Let’s face it. We all make mistakes – me, you and the next guy. It happens. To even the best of us – we are human after all. Some mistakes go by unnoticed. However some mistakes – even if they are seemingly small – might in the long run have consequences that we would rather not have. If small mistakes continuously occur across a certain information management process, it might end up costing significantly. In some businesses it can even mean loss of profits.
To err is human
Towerdata states in their blog that: “65 percent of organizations cite human error as the main cause of data problems. To err is human, but when it comes to Big Data, to err is to lose new business and customer loyalty.”
One example of human error – how a small mistake in excel sheet can cumulate to losses – is Banking giant JP Morgans experiences (according to Tim Worstall, tech contributor for Forbes like told in the article here). The company needed a new value-at-risk model created for a synthetic credit portfolio. The developer created it using a series of Excel spreadsheets. This model, according to JP Morgan’s report, had to be “completed manually, by a process of copying and pasting data from one spreadsheet to another.” The researchers shifted around tens of billions of dollars using these spreadsheets, with no automation or review processes. As it turned out, one of the equations ended up being incorrect, and the bank lost several billion dollars as a result.
So that is the kind of small error I guess you, me or the next guy do not want to make?
To process data is necessary
We need a way to process data in order for it to become the information we need to make (business) decisions.
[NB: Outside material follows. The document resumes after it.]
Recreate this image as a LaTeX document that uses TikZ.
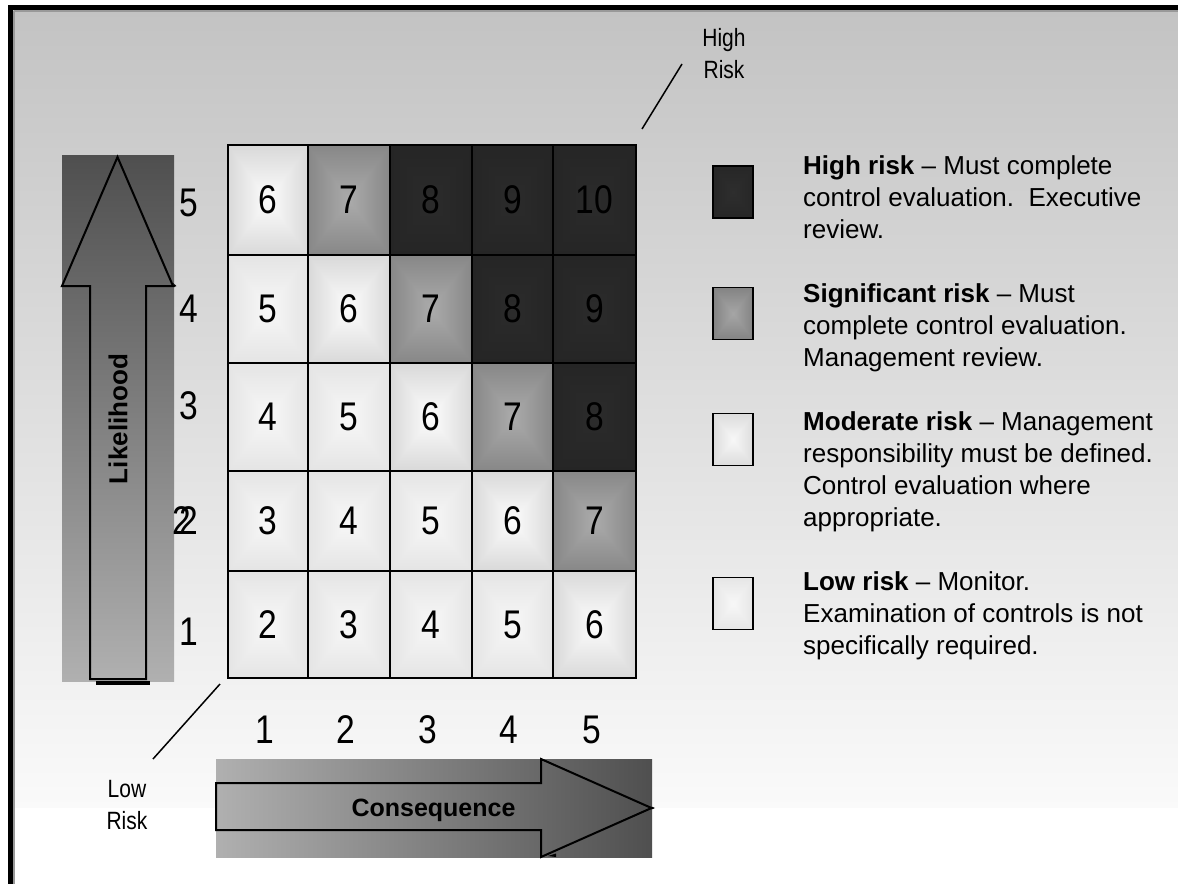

By definition of business dictionary, information means ” Data that is (1) accurate and timely, (2) specific and organized for a purpose, (3) presented within a context that gives it meaning and relevance, and (4) can lead to an increase in understanding and decrease in uncertainty. Information is valuable because it can affect behavior, a decision, or an outcome.” For all these purposes, data needs to be reliable by origin.
When processing data, even with help of IT there is a chance of mistakes when part (even a very small part) of the process requires human counterpart entering data. The data / information can be input in the wrong way (typos, repetition, deletion) or can be put in for example in wrong order or to wrong cell / field. These seem not to be big mistakes, but when in context of figures, numerical information, equations and formulas they might have a huge impact on the outcome of the data management process and it’s reliability.
Many companies use manual data entering when for example using spreadsheets as the (primary) tool for planning, budgeting and financial reporting. According to Time Xender 80 percent of all spreadsheets contain errors. Yet companies continue widespread use of spreadsheets as a relied source of information for decision making processes. And while automation is applied more and more in other processes, data entry in many companies is still a manual task – eating up precious time.
To automate (source) data processing is wise
Companies that make less mistakes gain more market respectability – and by assumption more revenue. Entering data manually might turn out expensive and is inefficient company resource allocation. Manual data entry can be a “boring” task that causes employees to not be careful about avoiding mistakes.
However, data entry as a function is still one of the most critical day-to-day operations for many companies across the industries. Instead of burdening individuals with monotonic, tiring data input work (especially when human resources could be used in to work for more motivating, challenging and invigorating goals) – it might be worth considering to plan automation of data management process to points in process it can be applied to.
A SaaS solution automating previously manually done tasks is an excellent way to eliminate the risk of human errors in data and provide more reliability to the process and the outcome of the process. An automated SaaS solution provides data control without the risks of manual data entry. It enables focusing more on high-level, knowledge work tasks, like for example monitoring unit or portfolio performance and making strategic investment decisions.